Socialistas y comunistas
EL PAIS. La estrategia de unidad de la izquierda (bastante avanzada en Francia, en génesis en otros países) ¿conducirá a socialistas y comunistas, juntos hasta el poder?
—R. A. En lo que concierne a Francia le diré que la «Unión de la Izquierda» tiene bastantes posibilidades de ganar, pero ninguna de gobernar. Mitterrand está dando muy malos consejos a los socialistas españoles al decirles que se alíen con los comunistas. Los socialistas del sur de Europa deberían a su revolucionarismo y convertirse en verdaderos partidos democráticos, reformistas, socialdemócratas. Si desean transformar la sociedad de arriba abajo, fracasarán inevitablemente. España, por ejemplo, no podrá ser gobernada en el futuro por un nuevo frente popular. Para los socialistas jugar la carta del frente popular es prepararse para permanecer en la oposición permanentemente. Palme y Mitterrand se equivocan cuando dicen que volverán los frentes populares. Hoy las decisiones fundamentales no se toman a nivel nacional, sino internacional. Si nuestros países quieren seguir formando parte de eso que se llama la sociedad occidental capitalista o «burguesa» (depende de quien lo diga) no podrán cambiarse radicalmente las estructuras sociales e internacionales que la mantienen en pie. Esos cambios radicales son imposibles y los socialistas debían entenderlo, y convertirse en partidos que aspiran al poder, no a la frustración.

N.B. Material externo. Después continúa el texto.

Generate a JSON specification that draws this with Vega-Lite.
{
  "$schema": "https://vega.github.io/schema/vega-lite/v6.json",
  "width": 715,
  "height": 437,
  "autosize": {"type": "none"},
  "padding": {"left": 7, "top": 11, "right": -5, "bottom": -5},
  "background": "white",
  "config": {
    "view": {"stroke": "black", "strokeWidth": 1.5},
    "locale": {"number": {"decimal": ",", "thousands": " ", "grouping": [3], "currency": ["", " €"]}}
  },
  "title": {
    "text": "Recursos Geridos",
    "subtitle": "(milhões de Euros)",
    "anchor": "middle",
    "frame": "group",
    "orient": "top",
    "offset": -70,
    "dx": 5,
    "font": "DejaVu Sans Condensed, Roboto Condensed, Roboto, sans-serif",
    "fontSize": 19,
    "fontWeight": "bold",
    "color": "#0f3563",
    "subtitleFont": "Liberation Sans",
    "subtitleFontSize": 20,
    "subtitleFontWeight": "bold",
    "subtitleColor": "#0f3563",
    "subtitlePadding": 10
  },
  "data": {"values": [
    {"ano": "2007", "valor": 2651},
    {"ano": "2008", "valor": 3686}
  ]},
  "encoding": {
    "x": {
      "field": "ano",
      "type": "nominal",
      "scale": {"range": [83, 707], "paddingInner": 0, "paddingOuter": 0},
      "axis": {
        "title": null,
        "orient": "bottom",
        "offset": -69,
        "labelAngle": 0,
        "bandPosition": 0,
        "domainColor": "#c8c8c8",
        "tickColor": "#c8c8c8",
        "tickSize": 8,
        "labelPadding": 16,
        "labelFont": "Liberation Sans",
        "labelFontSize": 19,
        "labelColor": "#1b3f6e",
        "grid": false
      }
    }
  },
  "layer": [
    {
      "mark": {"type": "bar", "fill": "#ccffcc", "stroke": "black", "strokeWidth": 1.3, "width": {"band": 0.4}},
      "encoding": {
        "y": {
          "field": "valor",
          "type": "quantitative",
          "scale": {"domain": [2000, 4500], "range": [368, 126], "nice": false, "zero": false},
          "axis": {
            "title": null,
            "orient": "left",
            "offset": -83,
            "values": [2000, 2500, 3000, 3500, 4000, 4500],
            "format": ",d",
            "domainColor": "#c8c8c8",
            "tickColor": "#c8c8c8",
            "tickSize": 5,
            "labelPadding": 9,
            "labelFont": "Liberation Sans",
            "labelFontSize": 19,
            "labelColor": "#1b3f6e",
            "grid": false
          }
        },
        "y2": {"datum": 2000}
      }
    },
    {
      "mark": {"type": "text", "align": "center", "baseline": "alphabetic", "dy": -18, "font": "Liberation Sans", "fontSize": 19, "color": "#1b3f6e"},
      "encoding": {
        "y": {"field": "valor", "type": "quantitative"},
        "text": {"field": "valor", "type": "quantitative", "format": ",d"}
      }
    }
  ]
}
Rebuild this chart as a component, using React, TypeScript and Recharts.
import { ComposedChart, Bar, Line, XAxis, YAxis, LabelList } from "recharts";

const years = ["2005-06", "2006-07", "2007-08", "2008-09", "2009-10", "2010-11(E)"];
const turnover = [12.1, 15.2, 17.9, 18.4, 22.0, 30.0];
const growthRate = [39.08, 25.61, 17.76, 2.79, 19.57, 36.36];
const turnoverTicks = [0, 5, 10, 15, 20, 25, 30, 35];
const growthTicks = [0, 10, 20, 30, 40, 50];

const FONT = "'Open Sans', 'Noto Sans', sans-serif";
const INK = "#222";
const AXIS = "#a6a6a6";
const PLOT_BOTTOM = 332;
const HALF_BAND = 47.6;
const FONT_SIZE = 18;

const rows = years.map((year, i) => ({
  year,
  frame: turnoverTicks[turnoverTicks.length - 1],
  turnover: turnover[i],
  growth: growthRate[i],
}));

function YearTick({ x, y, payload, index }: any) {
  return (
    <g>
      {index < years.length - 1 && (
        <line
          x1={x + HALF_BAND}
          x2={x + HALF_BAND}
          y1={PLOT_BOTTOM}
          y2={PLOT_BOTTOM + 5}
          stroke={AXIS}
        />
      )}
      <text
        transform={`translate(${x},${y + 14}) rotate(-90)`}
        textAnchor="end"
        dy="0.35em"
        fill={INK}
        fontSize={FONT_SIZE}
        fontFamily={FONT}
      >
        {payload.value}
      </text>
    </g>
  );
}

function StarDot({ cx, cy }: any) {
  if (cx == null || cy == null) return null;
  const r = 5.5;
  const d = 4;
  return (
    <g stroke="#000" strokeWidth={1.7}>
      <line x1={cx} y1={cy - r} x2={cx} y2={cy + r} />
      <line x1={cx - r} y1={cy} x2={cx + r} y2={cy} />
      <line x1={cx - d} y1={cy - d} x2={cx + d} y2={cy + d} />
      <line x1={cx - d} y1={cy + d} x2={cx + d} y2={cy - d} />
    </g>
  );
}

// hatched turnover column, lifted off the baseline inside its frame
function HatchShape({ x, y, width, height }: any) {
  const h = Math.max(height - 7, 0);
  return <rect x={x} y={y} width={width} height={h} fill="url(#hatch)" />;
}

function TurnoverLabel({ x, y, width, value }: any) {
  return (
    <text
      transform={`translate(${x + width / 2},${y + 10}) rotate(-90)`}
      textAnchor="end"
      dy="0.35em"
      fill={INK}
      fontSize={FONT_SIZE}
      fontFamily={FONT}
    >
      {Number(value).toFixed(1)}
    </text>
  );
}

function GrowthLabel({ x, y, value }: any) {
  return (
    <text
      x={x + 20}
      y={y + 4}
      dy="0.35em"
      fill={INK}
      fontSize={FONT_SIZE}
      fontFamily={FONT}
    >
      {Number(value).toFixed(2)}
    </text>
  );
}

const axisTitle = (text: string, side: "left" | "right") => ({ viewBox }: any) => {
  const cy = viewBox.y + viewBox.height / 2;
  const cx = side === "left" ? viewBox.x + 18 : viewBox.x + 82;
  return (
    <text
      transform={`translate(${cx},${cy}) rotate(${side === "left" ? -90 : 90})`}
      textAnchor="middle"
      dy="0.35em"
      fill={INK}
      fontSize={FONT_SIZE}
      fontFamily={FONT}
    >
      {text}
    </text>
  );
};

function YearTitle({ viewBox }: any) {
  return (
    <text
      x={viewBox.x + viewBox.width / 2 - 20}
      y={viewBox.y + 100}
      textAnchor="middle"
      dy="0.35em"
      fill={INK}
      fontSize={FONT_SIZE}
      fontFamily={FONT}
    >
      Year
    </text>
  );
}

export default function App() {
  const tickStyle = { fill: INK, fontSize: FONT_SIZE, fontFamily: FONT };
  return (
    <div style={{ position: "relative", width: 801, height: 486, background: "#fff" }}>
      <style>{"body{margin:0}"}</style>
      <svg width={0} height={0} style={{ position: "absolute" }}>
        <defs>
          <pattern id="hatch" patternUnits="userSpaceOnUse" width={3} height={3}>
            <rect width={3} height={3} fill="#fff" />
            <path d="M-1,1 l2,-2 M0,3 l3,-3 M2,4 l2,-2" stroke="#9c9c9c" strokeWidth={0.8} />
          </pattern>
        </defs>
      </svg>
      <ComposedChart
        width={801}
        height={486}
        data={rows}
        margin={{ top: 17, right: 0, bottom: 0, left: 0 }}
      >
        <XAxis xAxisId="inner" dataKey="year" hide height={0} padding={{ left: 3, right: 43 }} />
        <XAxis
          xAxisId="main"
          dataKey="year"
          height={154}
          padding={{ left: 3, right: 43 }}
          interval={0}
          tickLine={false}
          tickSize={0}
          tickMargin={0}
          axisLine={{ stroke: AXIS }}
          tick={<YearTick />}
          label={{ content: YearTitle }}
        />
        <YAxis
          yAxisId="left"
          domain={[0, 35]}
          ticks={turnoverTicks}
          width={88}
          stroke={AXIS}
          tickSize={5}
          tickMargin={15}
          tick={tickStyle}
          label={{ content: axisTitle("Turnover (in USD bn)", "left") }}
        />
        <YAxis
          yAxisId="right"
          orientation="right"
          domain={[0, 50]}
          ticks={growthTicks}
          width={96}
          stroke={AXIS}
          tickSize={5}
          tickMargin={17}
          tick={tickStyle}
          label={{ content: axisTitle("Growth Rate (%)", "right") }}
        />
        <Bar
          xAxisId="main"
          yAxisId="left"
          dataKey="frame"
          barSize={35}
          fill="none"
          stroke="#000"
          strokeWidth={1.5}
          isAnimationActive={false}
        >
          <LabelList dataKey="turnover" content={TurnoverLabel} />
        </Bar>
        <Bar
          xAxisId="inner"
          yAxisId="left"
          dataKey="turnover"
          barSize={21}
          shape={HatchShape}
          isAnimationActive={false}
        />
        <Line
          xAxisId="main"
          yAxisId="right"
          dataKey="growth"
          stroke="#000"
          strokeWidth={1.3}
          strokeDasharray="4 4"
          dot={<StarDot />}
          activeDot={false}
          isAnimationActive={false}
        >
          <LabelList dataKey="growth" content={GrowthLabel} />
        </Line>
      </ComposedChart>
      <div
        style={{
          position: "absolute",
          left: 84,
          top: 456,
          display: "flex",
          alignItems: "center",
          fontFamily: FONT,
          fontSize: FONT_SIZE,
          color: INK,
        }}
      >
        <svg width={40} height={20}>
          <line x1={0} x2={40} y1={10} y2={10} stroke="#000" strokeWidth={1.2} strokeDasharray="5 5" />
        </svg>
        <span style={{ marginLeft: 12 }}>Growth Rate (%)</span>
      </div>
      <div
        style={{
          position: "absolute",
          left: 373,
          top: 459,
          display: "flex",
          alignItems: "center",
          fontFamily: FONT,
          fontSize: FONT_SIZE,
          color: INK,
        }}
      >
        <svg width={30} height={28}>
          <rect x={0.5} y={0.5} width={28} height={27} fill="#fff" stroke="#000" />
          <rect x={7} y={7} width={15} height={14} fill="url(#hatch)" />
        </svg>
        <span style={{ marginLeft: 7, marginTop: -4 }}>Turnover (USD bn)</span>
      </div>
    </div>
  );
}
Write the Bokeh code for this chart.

EL PAIS. Parece indudable que la crisis económica internacional ha tenido, está teniendo y tendrá consecuencias políticas muy importantes, ¿hasta cuándo se extenderá?
—R. A. Yo creo que en el tema de la crisis se han confundido dos o tres nociones, y varios fenómenos diferentes. Entre el segundo semestre de 1974 y el primer semestre de 1975 hubo una baja aproximada del 15% en la producción de los países occidentales, como producto de la inflación incontrolada que se arrastraba de 1973. Al mismo tiempo se produjo un aumento del desempleo. Tras el segundo semestre de 1975 y hasta la primavera de 1976 hubo una cierta reprise o recuperación en la RFA, USA y Francia. A partir de ese momento el crecimiento se estanca y los especialistas en estos temas no saben muy bien si habrá una nueva caída o si se trata, simplemente, de una estabilización. La palabra crisis es un tanto equívoca, porque para algunos es simplemente la baja momentánea de la producción y para otros la prueba de que nuestra sociedad no es viable. Yo creo que tenemos todavía varios años de crisis, es decir, que no será fácil de recuperar la opulencia de otras épocas, entre otras razones porque el tema de la energía está todavía sin resolver. Y que las dificultades continuarán hasta los años ochenta. Pero no conviene exagerar ni ser apocalípticos. Para nadie es un secreto que Occidente vive en una situación peligrosa, y especialmente Europa, en cuyas fronteras está estacionado un poderoso ejército que crece sin cesar. ¿Quiere eso decir que estamos acabados, que nuestro proyecto de sociedad pluralista no se mantendrá? Pienso que no. Pienso que nuestra sociedad occidental, a lo largo de su historia, se ha hecho en la crisis y se ha reafirmado en las dificultades. Así pues, soy pesimista en algunos aspectos y optimista en otros. Pero no creo en la débacle.